Ms Blanc, who became chief executive in July after Maurice Tulloch stood down for family reasons, said Aviva had “responded well” to Covid-19 but said she was under no illusions the challenges it posed were over.

She said: “We are all still living with Covid-19 and a return to normality is likely to remain some way off. The recent global economic downturn is unprecedented and the fiscal response by governments around the world has been extraordinary.

“As protective measures are eased and government support withdrawn, economic headwinds and capital market volatility are likely to persist. As a result, any recovery in customer activity is likely to be gradual and we will continue to be prudent in managing our businesses and capital resources. 

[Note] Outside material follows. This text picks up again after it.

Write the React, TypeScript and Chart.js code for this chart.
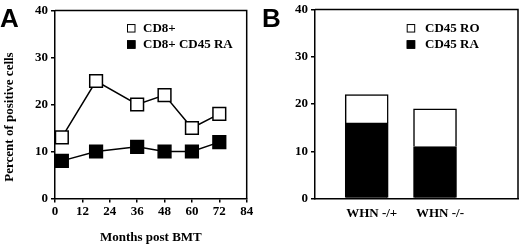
import React, { useEffect, useRef } from 'react';
import { Chart, registerables } from 'chart.js';
Chart.register(...registerables);

// ---- Data ----
const monthsA = [3, 18, 36, 48, 60, 72];
const cd8Values = [13, 25, 20, 22, 15, 18];
const cd8RaValues = [8, 10, 11, 10, 10, 12];
const seriesA = ['CD8+', 'CD8+ CD45 RA'];
const xTicksA = [0, 12, 24, 36, 48, 60, 72, 84];
const yTicks = [0, 10, 20, 30, 40];

const groupsB = ['WHN -/+', 'WHN -/-'];
const raValues = [16, 11];
const roValues = [6, 8];
const seriesB = ['CD45 RA', 'CD45 RO'];

const SERIF = '"Liberation Serif", "Times New Roman", serif';
const FONT = { family: SERIF, weight: 'bold' as const, size: 13, lineHeight: 1 };
const CTX_FONT = 'bold 13px "Liberation Serif", "Times New Roman", serif';

const framePlugin = {
  id: 'frame',
  afterDraw(chart: any) {
    const { ctx, chartArea: a } = chart;
    ctx.save();
    ctx.strokeStyle = '#000';
    ctx.lineWidth = 1.5;
    ctx.beginPath();
    ctx.moveTo(a.left, a.top);
    ctx.lineTo(a.right, a.top);
    ctx.lineTo(a.right, a.bottom);
    ctx.stroke();
    ctx.restore();
  },
};

const boxLegendPlugin = {
  id: 'boxLegend',
  afterDraw(chart: any, _args: any, opts: any) {
    const { ctx } = chart;
    ctx.save();
    opts.order.forEach((dsIndex: number, i: number) => {
      const ds = chart.data.datasets[dsIndex];
      const y = opts.y + i * opts.gap;
      const s = opts.size;
      ctx.fillStyle = ds.legendFill;
      ctx.fillRect(opts.x, y - s / 2, s, s);
      ctx.strokeStyle = '#000';
      ctx.lineWidth = 1;
      ctx.strokeRect(opts.x + 0.5, y - s / 2 + 0.5, s - 1, s - 1);
      ctx.fillStyle = '#000';
      ctx.font = CTX_FONT;
      ctx.textBaseline = 'middle';
      ctx.textAlign = 'left';
      ctx.fillText(ds.label, opts.x + opts.textOffset, y + 0.5);
    });
    ctx.restore();
  },
};

const annotationPlugin = {
  id: 'panelText',
  afterDraw(chart: any, _args: any, opts: any) {
    const { ctx } = chart;
    ctx.save();
    ctx.fillStyle = '#000';
    ctx.font = 'bold 26px "Liberation Sans", Arial, sans-serif';
    ctx.textAlign = 'left';
    ctx.textBaseline = 'alphabetic';
    ctx.fillText(opts.letter, opts.letterX, opts.letterY);
    if (opts.yTitle) {
      ctx.font = CTX_FONT;
      ctx.translate(opts.yTitleX, opts.yTitleY);
      ctx.rotate(-Math.PI / 2);
      ctx.textAlign = 'center';
      ctx.textBaseline = 'middle';
      ctx.fillText(opts.yTitle, 0, 0);
    }
    ctx.restore();
  },
};

const tickGrid = {
  display: true,
  drawOnChartArea: false,
  drawTicks: true,
  tickLength: 4,
  color: '#000',
  lineWidth: 1.5,
};
const axisBorder = { display: true, color: '#000', width: 1.5 };

function yScale() {
  return {
    min: 0,
    max: 40,
    afterBuildTicks: (s: any) => {
      s.ticks = yTicks.map((v) => ({ value: v }));
    },
    afterFit: (s: any) => {
      s.width = 55;
    },
    grid: tickGrid,
    border: axisBorder,
    ticks: { color: '#000', font: FONT, padding: 3 },
  };
}

function ChartA() {
  const ref = useRef<HTMLCanvasElement>(null);
  useEffect(() => {
    const chart = new Chart(ref.current!, {
      type: 'line',
      data: {
        datasets: [
          {
            label: seriesA[0],
            data: monthsA.map((m, i) => ({ x: m, y: cd8Values[i] })),
            borderColor: '#000',
            borderWidth: 1.5,
            pointStyle: 'rect',
            pointRadius: 9,
            pointBackgroundColor: '#fff',
            pointBorderColor: '#000',
            pointBorderWidth: 1.5,
            legendFill: '#fff',
          } as any,
          {
            label: seriesA[1],
            data: monthsA.map((m, i) => ({ x: m, y: cd8RaValues[i] })),
            borderColor: '#000',
            borderWidth: 1.5,
            pointStyle: 'rect',
            pointRadius: 9,
            pointBackgroundColor: '#000',
            pointBorderColor: '#000',
            pointBorderWidth: 1.5,
            legendFill: '#000',
          } as any,
        ],
      },
      options: {
        animation: false,
        responsive: false,
        maintainAspectRatio: false,
        layout: { padding: { top: 7, right: 13.3, left: 0, bottom: 0 } },
        scales: {
          x: {
            type: 'linear',
            min: 0,
            max: 84,
            afterBuildTicks: (s: any) => {
              s.ticks = xTicksA.map((v) => ({ value: v }));
            },
            afterFit: (s: any) => {
              s.height = 46.5;
            },
            grid: tickGrid,
            border: axisBorder,
            ticks: { color: '#000', font: FONT, padding: 3, maxRotation: 0, autoSkip: false },
            title: {
              display: true,
              text: 'Months post BMT',
              color: '#000',
              font: { family: SERIF, weight: 'bold', size: 13 },
              padding: { top: 0, bottom: 0 },
            },
          },
          y: yScale() as any,
        },
        plugins: {
          legend: { display: false },
          tooltip: { enabled: false },
          boxLegend: { x: 127, y: 28.3, gap: 16.2, size: 8.5, textOffset: 16, order: [0, 1] },
          panelText: { letter: 'A', letterX: 0, letterY: 27, yTitle: 'Percent of positive cells', yTitleX: 10, yTitleY: 117 },
        } as any,
      },
      plugins: [framePlugin, boxLegendPlugin, annotationPlugin],
    });
    return () => chart.destroy();
  }, []);
  return <canvas ref={ref} width={260} height={245} style={{ width: 260, height: 245, display: 'block' }} />;
}

function ChartB() {
  const ref = useRef<HTMLCanvasElement>(null);
  useEffect(() => {
    const chart = new Chart(ref.current!, {
      type: 'bar',
      data: {
        datasets: [
          {
            label: seriesB[0],
            data: groupsB.map((_, i) => ({ x: i + 1, y: raValues[i] })),
            backgroundColor: '#000',
            borderColor: '#000',
            borderWidth: 1.5,
            barThickness: 43,
            legendFill: '#000',
          } as any,
          {
            label: seriesB[1],
            data: groupsB.map((_, i) => ({ x: i + 1, y: roValues[i] })),
            backgroundColor: '#fff',
            borderColor: '#000',
            borderWidth: 1.5,
            barThickness: 43,
            legendFill: '#fff',
          } as any,
        ],
      },
      options: {
        animation: false,
        responsive: false,
        maintainAspectRatio: false,
        layout: { padding: { top: 7, right: 2, left: 0, bottom: 0 } },
        scales: {
          x: {
            type: 'linear',
            stacked: true,
            offset: false,
            bounds: 'data',
            min: 0.243,
            max: 3.215,
            afterBuildTicks: (s: any) => {
              s.ticks = groupsB.map((_, i) => ({ value: i + 1 }));
            },
            afterFit: (s: any) => {
              s.height = 46.5;
            },
            grid: { display: false, drawTicks: false, offset: false },
            border: axisBorder,
            ticks: {
              color: '#000',
              font: FONT,
              padding: 9,
              labelOffset: 5,
              maxRotation: 0,
              autoSkip: false,
              callback: (v: any) => groupsB[Math.round(v) - 1] ?? '',
            },
          },
          y: { ...(yScale() as any), stacked: true },
        },
        plugins: {
          legend: { display: false },
          tooltip: { enabled: false },
          boxLegend: { x: 146.7, y: 28.3, gap: 16.2, size: 8.5, textOffset: 18.3, order: [1, 0] },
          panelText: { letter: 'B', letterX: 2, letterY: 27 },
        } as any,
      },
      plugins: [framePlugin, boxLegendPlugin, annotationPlugin],
    });
    return () => chart.destroy();
  }, []);
  return <canvas ref={ref} width={260} height={245} style={{ width: 260, height: 245, display: 'block' }} />;
}

export default function App() {
  return (
    <div style={{ position: 'absolute', left: 0, top: 0, width: 520, height: 245, display: 'flex', background: '#fff' }}>
      <ChartA />
      <ChartB />
    </div>
  );
}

“This means uncertainty in the outlook will persist in the near term and may mean that growth and profitability targets will be harder to deliver. However, as demonstrated in our first half results, Aviva is operationally and financially resilient. As we deliver on our priorities of focusing the portfolio, transforming performance and building on our financial strength, we will unlock value for shareholders.”

Assets under administration ended the first half at £113bn, unchanged over the year, with positive net flows offset by adverse market movement, Aviva said.

Meanwhile, Aviva Investors operating profit declined to £35m due to capital market weakness and de-risking of asset strategies.

Despite this, it generated net positive external client flows of £1.3bn, driven by significant new business wins in the UK and North America. 

The company’s future dividend policy is also up for review.

Back in April, Aviva withdrew its recommendation to pay the 2019 final dividend to shareholders — which was set to be paid in June — in the wake of the challenges presented by the virus.